Work to complete: Omit the pictures and print exactly the lines of the listing below, starting at the first and ending at the line containing "import * as".
************
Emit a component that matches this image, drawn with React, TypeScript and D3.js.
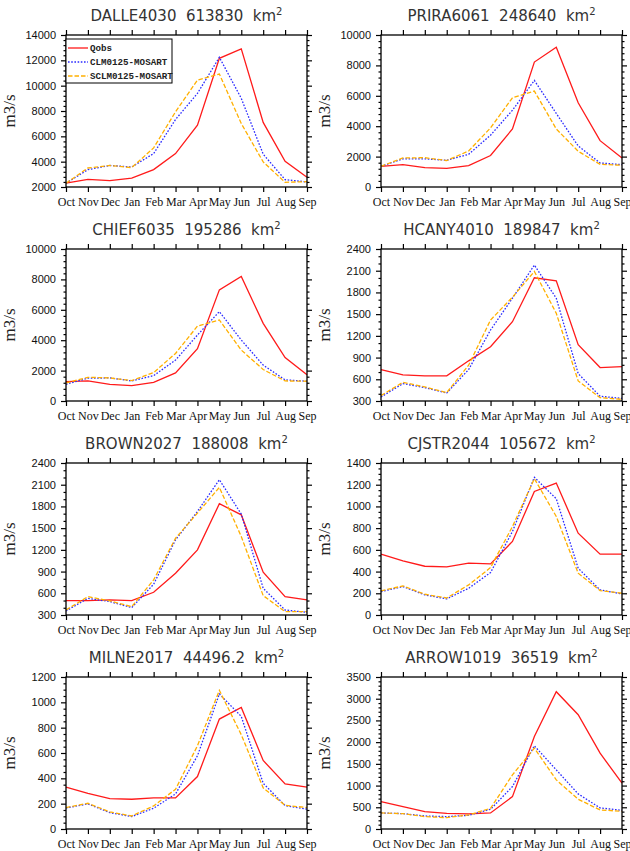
import React, { useRef, useEffect } from "react";
import * as d3 from "d3";

const months = ["Oct", "Nov", "Dec", "Jan", "Feb", "Mar", "Apr", "May", "Jun", "Jul", "Aug", "Sep"];
const seriesNames = ["Qobs", "CLM0125-MOSART", "SCLM0125-MOSART"];
const seriesColors = ["#ff1a1a", "#2b2bff", "#ffb000"];
const seriesDash = [null, "1.6 1.6", "4.5 2"];

const stations = ["DALLE4030", "PRIRA6061", "CHIEF6035", "HCANY4010", "BROWN2027", "CJSTR2044", "MILNE2017", "ARROW1019"];
const areas = ["613830", "248640", "195286", "189847", "188008", "105672", "44496.2", "36519"];

const yMins = [2000, 0, 0, 300, 300, 0, 0, 0];
const yMaxs = [14000, 10000, 10000, 2400, 2400, 1400, 1200, 3500];
const yMajor = [2000, 2000, 2000, 300, 300, 200, 200, 500];
const yMinor = [400, 400, 400, 100, 100, 50, 50, 100];

const dalleObs = [2300, 2600, 2500, 2700, 3370, 4640, 6880, 12160, 12900, 7100, 4030, 2770];
const dalleClm = [2300, 3370, 3700, 3580, 4640, 7330, 9390, 12240, 9000, 4590, 2580, 2400];
const dalleSclm = [2300, 3500, 3700, 3530, 5090, 7940, 10440, 10920, 7010, 3980, 2370, 2420];

const priraObs = [1360, 1470, 1270, 1230, 1410, 2070, 3820, 8220, 9190, 5540, 3050, 1910];
const priraClm = [1360, 1850, 1850, 1760, 2150, 3410, 5050, 7010, 4840, 2700, 1580, 1470];
const priraSclm = [1360, 1910, 1930, 1740, 2370, 3890, 5870, 6310, 3820, 2350, 1490, 1430];

const chiefObs = [1280, 1320, 1100, 1010, 1230, 1850, 3440, 7310, 8190, 5110, 2860, 1720];
const chiefClm = [1100, 1500, 1520, 1320, 1670, 2690, 4340, 5880, 4010, 2360, 1390, 1300];
const chiefSclm = [1190, 1560, 1520, 1340, 1870, 3130, 4930, 5330, 3350, 2070, 1320, 1300];

const hcanyObs = [735, 661, 647, 647, 855, 1049, 1396, 2002, 1960, 1077, 762, 776];
const hcanyClm = [355, 540, 485, 411, 735, 1281, 1720, 2178, 1720, 679, 365, 337];
const hcanySclm = [374, 559, 494, 416, 795, 1419, 1734, 2090, 1512, 577, 346, 323];

const brownObs = [498, 498, 508, 498, 614, 877, 1200, 1837, 1684, 891, 554, 508];
const brownClm = [355, 531, 485, 402, 725, 1338, 1731, 2169, 1694, 669, 369, 337];
const brownSclm = [369, 554, 494, 415, 785, 1361, 1708, 2063, 1384, 568, 346, 346];

const cjstrObs = [560, 498, 449, 443, 477, 471, 677, 1138, 1215, 754, 560, 560];
const cjstrClm = [215, 262, 185, 148, 246, 391, 769, 1268, 1071, 431, 231, 194];
const cjstrSclm = [222, 268, 191, 157, 277, 437, 815, 1255, 908, 385, 225, 200];

const milneObs = [330, 282, 240, 235, 245, 245, 414, 868, 960, 541, 356, 330];
const milneClm = [166, 198, 129, 98, 164, 277, 578, 1066, 889, 361, 185, 156];
const milneSclm = [169, 203, 135, 103, 182, 314, 657, 1095, 744, 325, 187, 169];

const arrowObs = [631, 515, 400, 362, 346, 369, 746, 2131, 3162, 2631, 1746, 1054];
const arrowClm = [369, 354, 300, 285, 315, 454, 977, 1915, 1362, 808, 485, 431];
const arrowSclm = [369, 354, 285, 262, 323, 477, 1246, 1862, 1131, 685, 438, 408];

const panelData = [
  [dalleObs, dalleClm, dalleSclm],
  [priraObs, priraClm, priraSclm],
  [chiefObs, chiefClm, chiefSclm],
  [hcanyObs, hcanyClm, hcanySclm],
  [brownObs, brownClm, brownSclm],
  [cjstrObs, cjstrClm, cjstrSclm],
  [milneObs, milneClm, milneSclm],
  [arrowObs, arrowClm, arrowSclm],
];

const W = 630;
const H = 851;
const colLefts = [66, 381];
const rowTops = [35, 249, 463, 677];
const pw = 241;
const ph = 152;

const App = () => {
  const svgRef = useRef(null);

  useEffect(() => {
    const svg = d3.select(svgRef.current);
    svg.selectAll("*").remove();

    stations.forEach((name, i) => {
      const x0 = colLefts[i % 2];
      const y0 = rowTops[Math.floor(i / 2)];
      const g = svg.append("g").attr("transform", `translate(${x0}, ${y0})`);

      const xScale = d3.scalePoint().domain(months).range([0, pw]);
      const yScale = d3.scaleLinear().domain([yMins[i], yMaxs[i]]).range([ph, 0]);

      const majors = d3.range(yMins[i], yMaxs[i] + 1, yMajor[i]);
      const minors = d3.range(yMins[i], yMaxs[i] + 1, yMinor[i]).filter(v => !majors.includes(v));

      // ticks point outward on all four sides
      const left = d3.axisLeft(yScale).tickValues(majors).tickSize(5).tickPadding(5).tickFormat(d3.format("d"));
      const leftMinor = d3.axisLeft(yScale).tickValues(minors).tickSize(2.5).tickFormat(() => "");
      const right = d3.axisRight(yScale).tickValues(majors).tickSize(5).tickFormat(() => "");
      const rightMinor = d3.axisRight(yScale).tickValues(minors).tickSize(2.5).tickFormat(() => "");
      const bottom = d3.axisBottom(xScale).tickSize(5).tickPadding(5);
      const top = d3.axisTop(xScale).tickSize(5).tickFormat(() => "");

      const styleAxis = sel => {
        sel.select(".domain").remove();
        sel.selectAll("line").attr("stroke", "#000").attr("stroke-width", 1.2);
      };

      g.append("g").call(left).call(styleAxis)
        .selectAll("text")
        .attr("font-family", "Liberation Sans, Arial, sans-serif")
        .attr("font-size", 11)
        .attr("fill", "#111");
      g.append("g").call(leftMinor).call(styleAxis);
      g.append("g").attr("transform", `translate(${pw}, 0)`).call(right).call(styleAxis);
      g.append("g").attr("transform", `translate(${pw}, 0)`).call(rightMinor).call(styleAxis);
      g.append("g").attr("transform", `translate(0, ${ph})`).call(bottom).call(styleAxis)
        .selectAll("text")
        .attr("font-family", "Liberation Serif, Times New Roman, serif")
        .attr("font-size", 12)
        .attr("fill", "#111");
      g.append("g").call(top).call(styleAxis);

      const line = d3.line().x((d, k) => xScale(months[k])).y(d => yScale(d));

      panelData[i].forEach((vals, s) => {
        const path = g.append("path")
          .datum(vals)
          .attr("fill", "none")
          .attr("stroke", seriesColors[s])
          .attr("stroke-width", 1.3)
          .attr("d", line);
        if (seriesDash[s]) path.attr("stroke-dasharray", seriesDash[s]);
      });

      g.append("rect")
        .attr("width", pw).attr("height", ph)
        .attr("fill", "none").attr("stroke", "#000").attr("stroke-width", 1.3);

      const title = g.append("text")
        .attr("x", pw / 2).attr("y", -14)
        .attr("text-anchor", "middle")
        .attr("font-family", "DejaVu Sans, sans-serif")
        .attr("font-size", 15)
        .attr("fill", "#333")
        .style("white-space", "pre")
        .text(`${name}  ${areas[i]}  km`);
      title.append("tspan").attr("font-size", 10).attr("dy", -6).text("2");

      g.append("text")
        .attr("transform", `translate(${-51}, ${ph / 2}) rotate(-90)`)
        .attr("text-anchor", "middle")
        .attr("font-family", "Liberation Serif, serif")
        .attr("font-size", 17)
        .attr("fill", "#222")
        .text("m3/s");

      if (i === 0) {
        const lg = g.append("g");
        lg.append("rect")
          .attr("x", 0).attr("y", 4).attr("width", 106).attr("height", 44)
          .attr("fill", "#fff").attr("stroke", "#000").attr("stroke-width", 1);
        seriesNames.forEach((n, s) => {
          const yy = 13 + s * 14;
          const l = lg.append("line")
            .attr("x1", 2).attr("x2", 22).attr("y1", yy).attr("y2", yy)
            .attr("stroke", seriesColors[s]).attr("stroke-width", 1.3);
          if (seriesDash[s]) l.attr("stroke-dasharray", seriesDash[s]);
          lg.append("text")
            .attr("x", 24).attr("y", yy + 3)
            .attr("font-family", "Liberation Mono, monospace")
            .attr("font-size", 9.2)
            .attr("font-weight", "bold")
            .attr("fill", "#222")
            .text(n);
        });
      }
    });
  }, []);

  return (
    <div>
      <svg ref={svgRef} width={W} height={H} style={{ position: "absolute", left: 0, top: 0, background: "#fff" }}></svg>
    </div>
  );
};

export default App;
************
Final result:
Emit a component that matches this image, drawn with React, TypeScript and D3.js.
import React, { useRef, useEffect } from "react";
import * as d3 from "d3";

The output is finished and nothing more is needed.